→ **PROBLEM TO SOLVE**: Copy out the data below as written; omit any images.
++++++++++
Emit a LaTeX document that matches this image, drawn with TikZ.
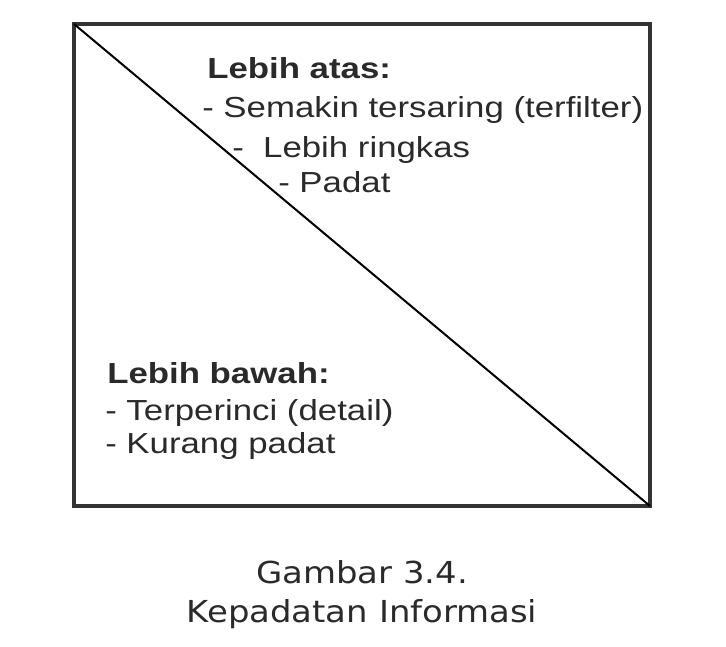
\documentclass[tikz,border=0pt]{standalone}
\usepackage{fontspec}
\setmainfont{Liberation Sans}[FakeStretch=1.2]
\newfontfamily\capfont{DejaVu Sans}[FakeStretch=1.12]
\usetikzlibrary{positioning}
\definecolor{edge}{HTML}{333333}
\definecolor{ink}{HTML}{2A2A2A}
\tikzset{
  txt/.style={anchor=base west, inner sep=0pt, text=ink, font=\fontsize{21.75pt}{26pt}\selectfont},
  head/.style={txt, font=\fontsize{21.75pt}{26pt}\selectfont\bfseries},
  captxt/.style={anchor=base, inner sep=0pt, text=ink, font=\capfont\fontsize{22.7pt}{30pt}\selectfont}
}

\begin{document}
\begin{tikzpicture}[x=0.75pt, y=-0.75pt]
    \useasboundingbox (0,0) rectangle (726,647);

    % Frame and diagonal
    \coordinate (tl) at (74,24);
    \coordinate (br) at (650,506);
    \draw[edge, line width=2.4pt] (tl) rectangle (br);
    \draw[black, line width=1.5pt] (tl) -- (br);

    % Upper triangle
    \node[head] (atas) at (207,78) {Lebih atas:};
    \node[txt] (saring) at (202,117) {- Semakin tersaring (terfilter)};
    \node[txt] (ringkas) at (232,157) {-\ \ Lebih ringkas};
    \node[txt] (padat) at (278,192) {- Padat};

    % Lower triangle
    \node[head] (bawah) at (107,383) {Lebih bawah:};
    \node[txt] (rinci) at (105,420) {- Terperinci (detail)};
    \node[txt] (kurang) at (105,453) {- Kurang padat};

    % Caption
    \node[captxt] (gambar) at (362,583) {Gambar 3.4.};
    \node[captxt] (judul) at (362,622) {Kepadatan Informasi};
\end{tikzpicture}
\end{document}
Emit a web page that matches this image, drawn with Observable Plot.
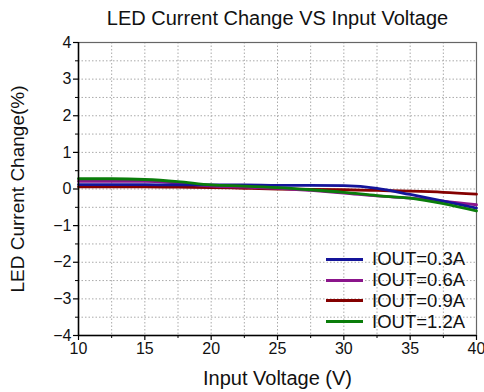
++++++++++
→ **RESULT FOR THIS EXERCISE**:
Emit a LaTeX document that matches this image, drawn with TikZ.
\documentclass[tikz,border=0pt]{standalone}
\usepackage{fontspec}
\setmainfont{Liberation Sans}[FakeStretch=1.2]
\newfontfamily\capfont{DejaVu Sans}[FakeStretch=1.12]
\usetikzlibrary{positioning}
\definecolor{edge}{HTML}{333333}
\definecolor{ink}{HTML}{2A2A2A}
\tikzset{
  txt/.style={anchor=base west, inner sep=0pt, text=ink, font=\fontsize{21.75pt}{26pt}\selectfont},
  head/.style={txt, font=\fontsize{21.75pt}{26pt}\selectfont\bfseries},
  captxt/.style={anchor=base, inner sep=0pt, text=ink, font=\capfont\fontsize{22.7pt}{30pt}\selectfont}
}

\begin{document}
\begin{tikzpicture}[x=0.75pt, y=-0.75pt]
    \useasboundingbox (0,0) rectangle (726,647);

    % Frame and diagonal
    \coordinate (tl) at (74,24);
    \coordinate (br) at (650,506);
    \draw[edge, line width=2.4pt] (tl) rectangle (br);
    \draw[black, line width=1.5pt] (tl) -- (br);

    % Upper triangle
    \node[head] (atas) at (207,78) {Lebih atas:};
    \node[txt] (saring) at (202,117) {- Semakin tersaring (terfilter)};
    \node[txt] (ringkas) at (232,157) {-\ \ Lebih ringkas};
    \node[txt] (padat) at (278,192) {- Padat};

    % Lower triangle
    \node[head] (bawah) at (107,383) {Lebih bawah:};
    \node[txt] (rinci) at (105,420) {- Terperinci (detail)};
    \node[txt] (kurang) at (105,453) {- Kurang padat};

    % Caption
    \node[captxt] (gambar) at (362,583) {Gambar 3.4.};
    \node[captxt] (judul) at (362,622) {Kepadatan Informasi};
\end{tikzpicture}
\end{document}
Emit a web page that matches this image, drawn with Observable Plot.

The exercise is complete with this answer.